• Instructions for the task
Extract all data as written.

• Given material

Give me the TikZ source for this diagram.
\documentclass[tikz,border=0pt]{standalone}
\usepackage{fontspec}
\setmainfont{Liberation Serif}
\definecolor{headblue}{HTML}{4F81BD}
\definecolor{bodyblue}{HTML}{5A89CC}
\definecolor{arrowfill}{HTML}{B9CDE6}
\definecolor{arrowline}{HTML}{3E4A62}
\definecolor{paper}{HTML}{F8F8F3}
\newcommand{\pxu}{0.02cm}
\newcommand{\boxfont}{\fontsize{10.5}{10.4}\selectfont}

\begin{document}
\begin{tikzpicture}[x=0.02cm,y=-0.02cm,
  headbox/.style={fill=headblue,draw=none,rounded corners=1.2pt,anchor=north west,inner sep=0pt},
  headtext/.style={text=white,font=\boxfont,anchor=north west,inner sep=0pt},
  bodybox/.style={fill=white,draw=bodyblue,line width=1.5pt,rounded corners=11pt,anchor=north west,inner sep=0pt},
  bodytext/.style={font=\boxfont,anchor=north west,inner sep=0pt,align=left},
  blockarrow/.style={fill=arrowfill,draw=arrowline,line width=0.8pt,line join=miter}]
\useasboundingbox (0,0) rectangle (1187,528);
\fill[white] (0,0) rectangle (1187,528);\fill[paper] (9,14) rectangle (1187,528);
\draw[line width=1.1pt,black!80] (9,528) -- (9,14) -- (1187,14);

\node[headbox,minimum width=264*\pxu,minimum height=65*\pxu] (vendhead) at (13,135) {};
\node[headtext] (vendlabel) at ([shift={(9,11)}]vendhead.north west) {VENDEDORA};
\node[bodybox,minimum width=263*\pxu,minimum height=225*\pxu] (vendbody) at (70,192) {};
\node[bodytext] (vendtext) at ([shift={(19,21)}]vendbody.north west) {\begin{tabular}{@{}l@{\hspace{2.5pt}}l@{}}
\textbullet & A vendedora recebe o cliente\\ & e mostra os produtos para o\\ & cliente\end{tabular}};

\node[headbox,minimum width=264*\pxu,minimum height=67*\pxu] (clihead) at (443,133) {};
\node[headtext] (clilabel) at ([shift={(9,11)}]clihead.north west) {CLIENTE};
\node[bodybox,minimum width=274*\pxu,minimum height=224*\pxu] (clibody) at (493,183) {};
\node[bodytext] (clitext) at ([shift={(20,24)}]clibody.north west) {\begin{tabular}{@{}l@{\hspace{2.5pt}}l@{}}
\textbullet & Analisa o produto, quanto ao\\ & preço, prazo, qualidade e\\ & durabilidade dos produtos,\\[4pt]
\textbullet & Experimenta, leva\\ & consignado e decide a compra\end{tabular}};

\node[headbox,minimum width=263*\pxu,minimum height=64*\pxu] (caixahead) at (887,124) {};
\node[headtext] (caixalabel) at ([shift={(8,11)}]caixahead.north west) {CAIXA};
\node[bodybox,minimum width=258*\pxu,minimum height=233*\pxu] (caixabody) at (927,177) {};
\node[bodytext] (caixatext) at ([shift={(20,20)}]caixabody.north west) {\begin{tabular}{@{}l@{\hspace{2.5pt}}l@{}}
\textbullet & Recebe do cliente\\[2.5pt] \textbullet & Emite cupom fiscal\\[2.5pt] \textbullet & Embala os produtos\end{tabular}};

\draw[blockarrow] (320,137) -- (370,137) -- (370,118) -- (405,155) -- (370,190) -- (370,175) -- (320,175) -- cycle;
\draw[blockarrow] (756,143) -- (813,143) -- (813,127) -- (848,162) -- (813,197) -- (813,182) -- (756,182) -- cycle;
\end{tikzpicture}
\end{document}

• Response
Give me the TikZ source for this diagram.
\documentclass[tikz,border=0pt]{standalone}
\usepackage{fontspec}
\setmainfont{Liberation Serif}
\definecolor{headblue}{HTML}{4F81BD}
\definecolor{bodyblue}{HTML}{5A89CC}
\definecolor{arrowfill}{HTML}{B9CDE6}
\definecolor{arrowline}{HTML}{3E4A62}
\definecolor{paper}{HTML}{F8F8F3}
\newcommand{\pxu}{0.02cm}
\newcommand{\boxfont}{\fontsize{10.5}{10.4}\selectfont}

\begin{document}
\begin{tikzpicture}[x=0.02cm,y=-0.02cm,
  headbox/.style={fill=headblue,draw=none,rounded corners=1.2pt,anchor=north west,inner sep=0pt},
  headtext/.style={text=white,font=\boxfont,anchor=north west,inner sep=0pt},
  bodybox/.style={fill=white,draw=bodyblue,line width=1.5pt,rounded corners=11pt,anchor=north west,inner sep=0pt},
  bodytext/.style={font=\boxfont,anchor=north west,inner sep=0pt,align=left},
  blockarrow/.style={fill=arrowfill,draw=arrowline,line width=0.8pt,line join=miter}]
\useasboundingbox (0,0) rectangle (1187,528);
\fill[white] (0,0) rectangle (1187,528);\fill[paper] (9,14) rectangle (1187,528);
\draw[line width=1.1pt,black!80] (9,528) -- (9,14) -- (1187,14);

\node[headbox,minimum width=264*\pxu,minimum height=65*\pxu] (vendhead) at (13,135) {};
\node[headtext] (vendlabel) at ([shift={(9,11)}]vendhead.north west) {VENDEDORA};
\node[bodybox,minimum width=263*\pxu,minimum height=225*\pxu] (vendbody) at (70,192) {};
\node[bodytext] (vendtext) at ([shift={(19,21)}]vendbody.north west) {\begin{tabular}{@{}l@{\hspace{2.5pt}}l@{}}
\textbullet & A vendedora recebe o cliente\\ & e mostra os produtos para o\\ & cliente\end{tabular}};

\node[headbox,minimum width=264*\pxu,minimum height=67*\pxu] (clihead) at (443,133) {};
\node[headtext] (clilabel) at ([shift={(9,11)}]clihead.north west) {CLIENTE};
\node[bodybox,minimum width=274*\pxu,minimum height=224*\pxu] (clibody) at (493,183) {};
\node[bodytext] (clitext) at ([shift={(20,24)}]clibody.north west) {\begin{tabular}{@{}l@{\hspace{2.5pt}}l@{}}
\textbullet & Analisa o produto, quanto ao\\ & preço, prazo, qualidade e\\ & durabilidade dos produtos,\\[4pt]
\textbullet & Experimenta, leva\\ & consignado e decide a compra\end{tabular}};

\node[headbox,minimum width=263*\pxu,minimum height=64*\pxu] (caixahead) at (887,124) {};
\node[headtext] (caixalabel) at ([shift={(8,11)}]caixahead.north west) {CAIXA};
\node[bodybox,minimum width=258*\pxu,minimum height=233*\pxu] (caixabody) at (927,177) {};
\node[bodytext] (caixatext) at ([shift={(20,20)}]caixabody.north west) {\begin{tabular}{@{}l@{\hspace{2.5pt}}l@{}}
\textbullet & Recebe do cliente\\[2.5pt] \textbullet & Emite cupom fiscal\\[2.5pt] \textbullet & Embala os produtos\end{tabular}};

\draw[blockarrow] (320,137) -- (370,137) -- (370,118) -- (405,155) -- (370,190) -- (370,175) -- (320,175) -- cycle;
\draw[blockarrow] (756,143) -- (813,143) -- (813,127) -- (848,162) -- (813,197) -- (813,182) -- (756,182) -- cycle;
\end{tikzpicture}
\end{document}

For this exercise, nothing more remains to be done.